Эта «праздная жизнь» есть игра, поскольку именно игра выражает неопределенность отношений человека и мира. Художник у Цзун Бина вверяется этой игре, потому что последняя есть сама фатальность бытия. Его «праздность» гарантирована не своеволием, а самой вечностью. Это праздность сосредоточенного, внемлющего пустотной целостности бытия духа. Она предвещает вспышки творческого порыва, она хранит их в себе и в них переливается, подобно тому как медлительность повара в притче Чжуан-цзы «внезапно» сменяется молниеносным ударом ножа. Эти непостижимо-игривые взаимопереходы от вечности в мгновение составляют действительное содержание фатальности дао. Это чередование пауз доверительного ожидания и творческого самозабвения, собирающее воедино эстетически-неповторимое и художественно-неуничтожимое, образует ритм жизни китайского художника. Одно в действительности не было оторвано от другого: сосредоточенная «праздность» художника была творчеством, растянутым до вечности, его творческое «безделье» – сплющенной до мгновения «праздностью». Китайская традиция не знала ни свойственной европейскому романтизму антитезы низости обыденного существования и величия творческого вдохновения, ни характерного для модернистского искусства Запада сведения творчества к псевдоремесленной «выделке» художественного произведения.
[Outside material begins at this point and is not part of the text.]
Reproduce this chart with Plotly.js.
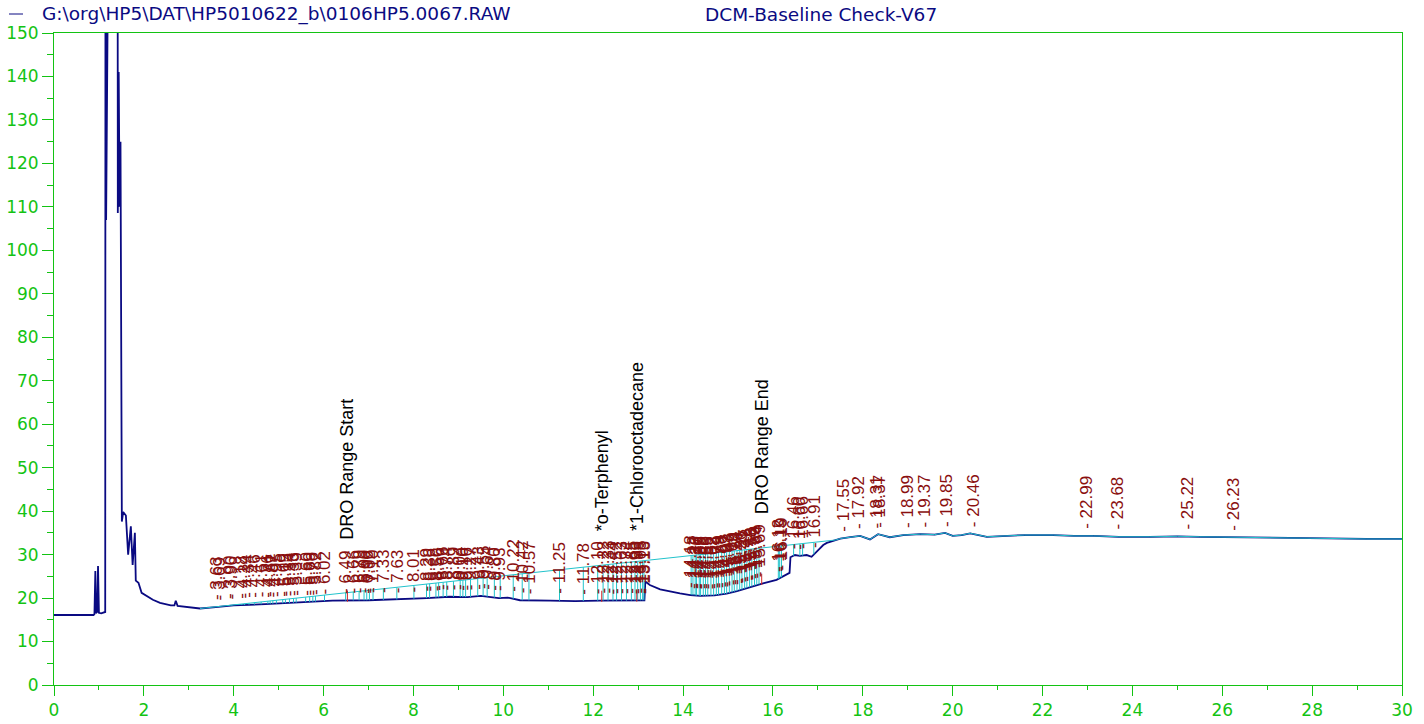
<!DOCTYPE html>
<html><head><meta charset="utf-8">
<script src="https://cdn.plot.ly/plotly-3.0.1.min.js"></script>
<style>html,body{margin:0;padding:0;background:#fff}#chart{width:1424px;height:724px}</style>
</head><body><div id="chart"></div>
<script>
// ---------- data ----------
const fileName = "G:\\org\\HP5\\DAT\\HP5010622_b\\0106HP5.0067.RAW";
const sampleName = "DCM-Baseline Check-V67";

const timeMin = [0.00,0.88,0.90,0.92,0.935,0.96,0.98,1.00,1.05,1.12,1.14,1.15,1.16,1.17,1.30,1.41,1.42,1.44,1.46,1.48,1.50,1.51,1.54,1.60,1.65,1.71,1.75,1.80,1.82,1.88,1.95,2.10,2.20,2.36,2.60,2.68,2.71,2.75,2.90,3.00,3.25,3.60,4.00,4.70,5.50,6.20,7.00,7.70,8.30,8.80,9.20,9.50,9.90,10.10,10.37,11.04,11.60,12.15,12.70,13.14,13.16,13.26,13.49,13.71,13.93,14.16,14.38,14.70,14.97,15.20,15.42,15.60,15.78,16.08,16.34,16.37,16.39,16.49,16.60,16.75,16.86,16.94,17.05,17.12,17.20,17.35,17.50,17.72,17.87,17.94,18.16,18.34,18.60,18.90,19.28,19.60,19.83,20.00,20.20,20.39,20.76,21.13,21.60,22.24,22.70,23.13,23.70,24.39,25.00,25.50,26.20,26.80,27.35,28.00,28.60,29.20,30.00];
const signal  = [16.1,16.1,16.3,26.2,16.5,16.8,27.4,16.6,16.5,16.7,16.8,300,107,300,300,300,108.6,141,110,125,60,37.6,39.8,39.0,30.0,36.5,27.6,35.0,24.0,23.5,21.2,20.2,19.6,18.9,18.3,18.3,19.4,18.2,18.0,17.9,17.6,17.9,18.3,18.6,19.0,19.4,19.5,19.7,20.0,20.3,20.2,20.5,20.0,20.1,19.5,19.4,19.3,19.4,19.4,19.5,23.8,23.0,22.0,21.5,21.1,20.7,20.5,20.6,21.0,21.6,22.3,22.9,23.4,24.2,25.6,25.8,29.4,29.9,29.7,29.9,29.5,30.4,31.6,32.2,32.7,33.2,33.7,34.0,34.3,34.3,33.5,34.7,34.0,34.5,34.7,34.6,35.0,34.3,34.5,34.9,34.1,34.3,34.5,34.5,34.3,34.3,34.1,34.1,34.2,34.1,34.0,33.9,33.9,33.7,33.7,33.6,33.6];

const peakTimes = [
  3.63,3.69,3.90,3.96,4.18,4.24,4.34,4.46,4.61,4.76,4.81,4.87,4.95,5.09,5.15,5.24,5.33,5.39,5.60,5.69,5.76,5.82,6.02,
  6.49,6.66,6.79,6.90,6.96,7.02,7.10,7.33,7.63,
  8.01,8.29,8.36,8.50,8.56,8.66,8.74,8.89,9.04,9.10,9.16,9.27,9.43,9.55,9.64,9.80,9.93,10.22,10.42,10.57,
  11.25,11.78,12.10,12.22,12.33,12.44,12.52,12.63,12.74,12.85,12.93,12.99,13.05,13.10,13.13,
  14.18,14.22,14.27,14.30,14.36,14.39,14.45,14.50,14.55,14.62,14.68,14.74,14.79,14.86,14.92,14.97,15.03,15.09,15.14,15.20,15.26,15.31,15.37,15.42,15.48,15.53,15.59,15.64,15.69,
  16.12,16.15,16.19,16.46,16.60,16.66,16.91,
  17.55,17.92,18.31,18.37,18.99,19.37,19.85,20.46,22.99,23.68,25.22,26.23];

const namedPeaks = ["DRO Range Start","*o-Terphenyl","*1-Chlorooctadecane","DRO Range End"];
const namedTimes = [6.53,12.19,12.97,15.75];
const namedRt    = ["6.49","12.10","12.98","15.76"];

const baselineTimes = [3.25, 17.4];

// ---------- helpers ----------
function interp(t){
  for(let i=0;i<timeMin.length-1;i++){
    if(t>=timeMin[i] && t<=timeMin[i+1]){
      const f=(t-timeMin[i])/(timeMin[i+1]-timeMin[i]);
      return signal[i]+f*(signal[i+1]-signal[i]);
    }
  }
  return signal[signal.length-1];
}
const b0=interp(baselineTimes[0]), b1=interp(baselineTimes[1]);
function base(t){return b0+(t-baselineTimes[0])*(b1-b0)/(baselineTimes[1]-baselineTimes[0]);}

const NAVY="#0a0a82", CYAN="#22c3cc", RED="#8a0f0f", GREEN="#13c313";

// cyan integration baseline + follow of trace after baseline end
const cx=[baselineTimes[0],baselineTimes[1]], cy=[b0,b1];
timeMin.forEach((t,i)=>{ if(t>baselineTimes[1]){cx.push(t);cy.push(signal[i]);} });

// drop lines
const dx=[], dy=[];
peakTimes.forEach(t=>{
  if(t>baselineTimes[0] && t<baselineTimes[1]){
    const bt=base(t), st=interp(t);
    if(bt>st){dx.push(t,t,null);dy.push(bt,st,null);}
  }
});

const traces=[
  {x:timeMin,y:signal,type:'scatter',mode:'lines',line:{color:NAVY,width:1.8},hoverinfo:'skip'},
  {x:cx,y:cy,type:'scatter',mode:'lines',line:{color:CYAN,width:1},hoverinfo:'skip'},
  {x:dx,y:dy,type:'scatter',mode:'lines',line:{color:CYAN,width:1},hoverinfo:'skip'},
  {x:namedTimes,y:namedTimes.map(t=>interp(t)+1.0),type:'scatter',mode:'markers',
   marker:{symbol:'line-ns-open',size:8,line:{color:'#000',width:1}},hoverinfo:'skip'}
];

const annotations=[];
peakTimes.forEach(t=>{
  annotations.push({x:t,y:interp(t)+1.3,xref:'x',yref:'y',text:'- '+t.toFixed(2),
    textangle:-90,showarrow:false,xanchor:'center',yanchor:'bottom',borderpad:0,
    font:{family:'Liberation Sans, Arial, sans-serif',size:17,color:RED}});
});
namedPeaks.forEach((n,i)=>{
  annotations.push({x:namedTimes[i],y:interp(namedTimes[i])+1.3,xref:'x',yref:'y',text:n,
    textangle:-90,showarrow:false,xanchor:'center',yanchor:'bottom',borderpad:0,
    yshift:18+9*namedRt[i].length,
    font:{family:'Liberation Sans, Arial, sans-serif',size:18,color:'#000'}});
});
annotations.push({xref:'paper',yref:'paper',x:(40-54)/1348,y:(685-14)/652,xanchor:'left',yanchor:'middle',
  text:fileName,showarrow:false,font:{family:'DejaVu Sans, sans-serif',size:18.5,color:NAVY}});
annotations.push({xref:'paper',yref:'paper',x:(703-54)/1348,y:(685-14)/652,xanchor:'left',yanchor:'middle',
  text:sampleName,showarrow:false,font:{family:'DejaVu Sans, sans-serif',size:18.5,color:NAVY}});

const layout={
  width:1424,height:724,margin:{l:54,r:22,t:33,b:39},
  paper_bgcolor:'#fff',plot_bgcolor:'#fff',showlegend:false,
  xaxis:{range:[0,30],dtick:2,tick0:0,ticks:'outside',ticklen:10,tickcolor:GREEN,tickwidth:1,
    showline:true,linecolor:GREEN,linewidth:1,mirror:true,showgrid:false,zeroline:false,
    tickfont:{family:'DejaVu Sans, sans-serif',size:17,color:GREEN},
    minor:{dtick:1,ticklen:4,tickcolor:GREEN,ticks:'outside',showgrid:false}},
  yaxis:{range:[0,150],dtick:10,tick0:0,ticks:'outside',ticklen:11,tickcolor:GREEN,tickwidth:1,
    showline:true,linecolor:GREEN,linewidth:1,mirror:true,showgrid:false,zeroline:false,
    tickfont:{family:'DejaVu Sans, sans-serif',size:17,color:GREEN},
    minor:{dtick:5,ticklen:6,tickcolor:GREEN,ticks:'outside',showgrid:false}},
  shapes:[{type:'line',xref:'paper',yref:'paper',x0:(9-54)/1348,x1:(23-54)/1348,
    y0:(685-14)/652,y1:(685-14)/652,line:{color:NAVY,width:1}}],
  annotations:annotations
};
Plotly.newPlot('chart',traces,layout,{staticPlot:true,displayModeBar:false});
</script></body></html>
Мы проследили круг творческой деятельности. Остается привести его в движение. Сделать это может лишь искренность художника – искренность, всегда данная как отсутствие: отсутствие «праздной аскезы» духа в эстетическом опыте, отсутствие реальности в изображении, отсутствие изображения в правде «вещи вечной»; наконец – Отсутствие пустотной цельности мира и чистой игры воображения на всех фазах творческого цикла. Благодаря принципу отсутствия правда получает возможность быть в художественном произведении, не будучи в нем, а искусство примиряется с неискусством. Это постоянно воспроизводящее себя и все в себя вмещающее отсутствие делает работу художника актом непрерывного самопожертвования. Загадку великого долготерпения китайского художника, патетического молчания его «праздной жизни» нужно прочитывать как загадку безудержной. радости приобщения к всеобщности в акте жертвования собой. Только это вездесущее отсутствие придает творчеству бытийственную прочность. И только вдохновляемое им самопожертвование художника позволяет всерьез принять союз искренности и игры.
Возможно, художник, превращающий искусство в жертву, обречен на неудачу. Может ли быть иначе с тем, кто дерзает мерить бесконечное конечным? И все же только в этой жертве искусство обретает себя, ибо только в ней оно являет воистину, что значит жить, умерев. Нет ничего удивительного в том, что именно искусство стало в Китае высшим воплощением даосской правды оборвавшегося и все-таки продолжающего звучать голоса, возвышенно-молчаливой песни безвестного сердца, рассыпающейся бесчисленными трелями в пустыне того, что остается вечно за бытием. Того, что не есть, но вовеки остается.